Librairie Hirigoyen (Bayonne)

Le très irlandais Joseph O’Connor nous happe pour une plongée étourdissante dans le Londres victorien où il décrypte la genèse d’un chef-d’œuvre de la littérature. Gothique et ténébreux en diable !

À Dublin, le jeune Bram Stoker, futur auteur de Dracula, est, à ses heures, critique de théâtre. Henry Irving, le grand comédien shakespearien le remarque et le nomme gestionnaire du Lyceum, théâtre londonien auquel il veut rendre son lustre. Une fois engagée Ellen Terry, l’actrice la plus célèbre de son temps, un triangle asymétrique amical et passionnel se soude pour des décennies où vont se multiplier représentations et tournées à travers le royaume et les États-Unis. Trois destins liés à celui d’un microcosme, ruche vibrionnante où se télescopent dans la plus grande agitation acteurs, costumiers, accessoiristes, sans oublier les rats et les fantômes, au cœur d’une ville hantée par l’ombre de Jack l’éventreur. La double personnalité de Bram Stoker étonne : ami d’Oscar Wilde, figure trouble et flamboyante, l’administrateur rigoureux est attiré par les lieux interlopes et traîne dans les rues la nuit dans une quête inavouée ou inavouable à l’époque. C’est à l’insu de tous, dans un grenier du théâtre, peuplé de revenants qu’il donne vie à sa créature, le comte Dracula, sans doute inspiré par le caractère exacerbé et vampirisant d’Irving.
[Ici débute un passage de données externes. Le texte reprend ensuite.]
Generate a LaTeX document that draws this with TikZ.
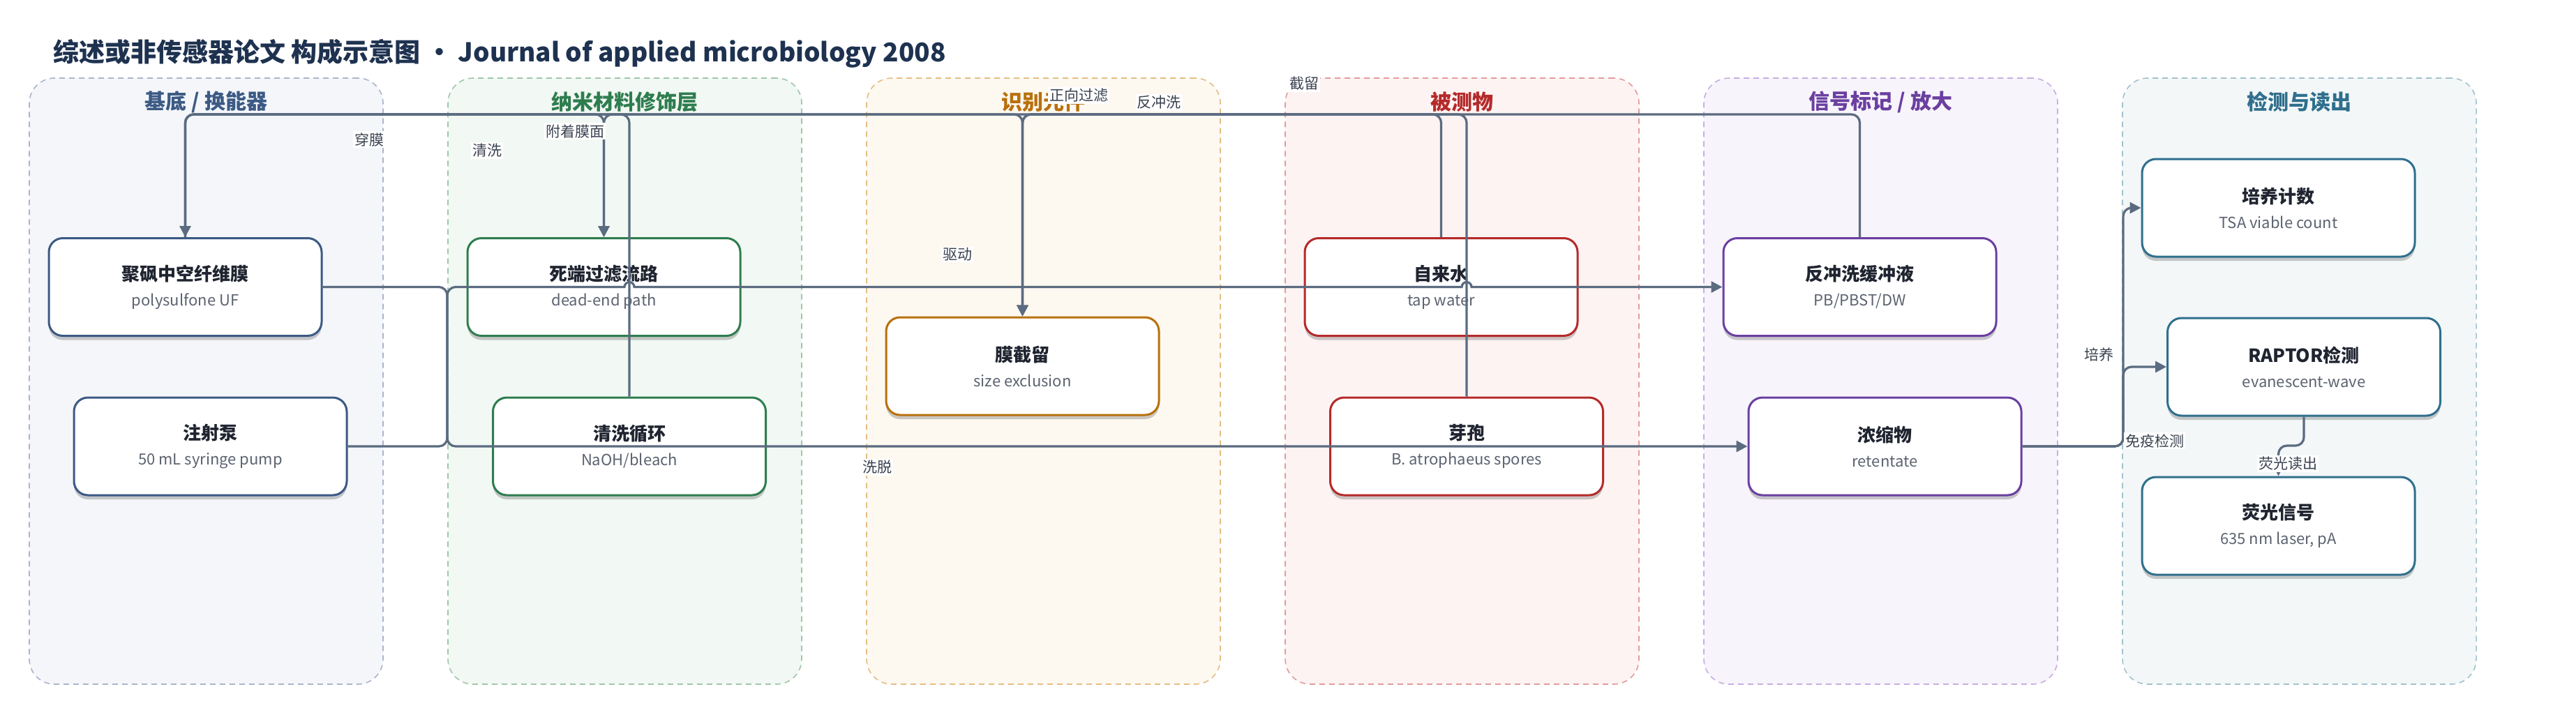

Son roman passe complètement inaperçu de son vivant avant de devenir le mythe que l’on sait, dans la lignée de la littérature anglaise fantastique, aux côtés de Mary Shelley et de Stevenson, comme l’expression de l’envers occulte d’une société en marche vers le progrès industriel et technologique. Joseph O’Connor, l’immense auteur de Redemption Falls et de Muse (Phébus), joue avec délectation sur le thème du double et élabore une architecture narrative où la fiction peut se déployer sous toutes ses formes : lettres, journaux, rêves, descriptions virtuoses, dialogues sur le vif, émaillés de traits d’humour noir soulignant la cruauté cynique du regard anglais sur les Irlandais. Et c’est en bon Irlandais raconteur d’histoires, qu’il convoque le surnaturel et gomme la frontière entre les mondes, visible et invisible, tandis qu’il sème au fil du récit des indices tirés de Dracula. Magistral.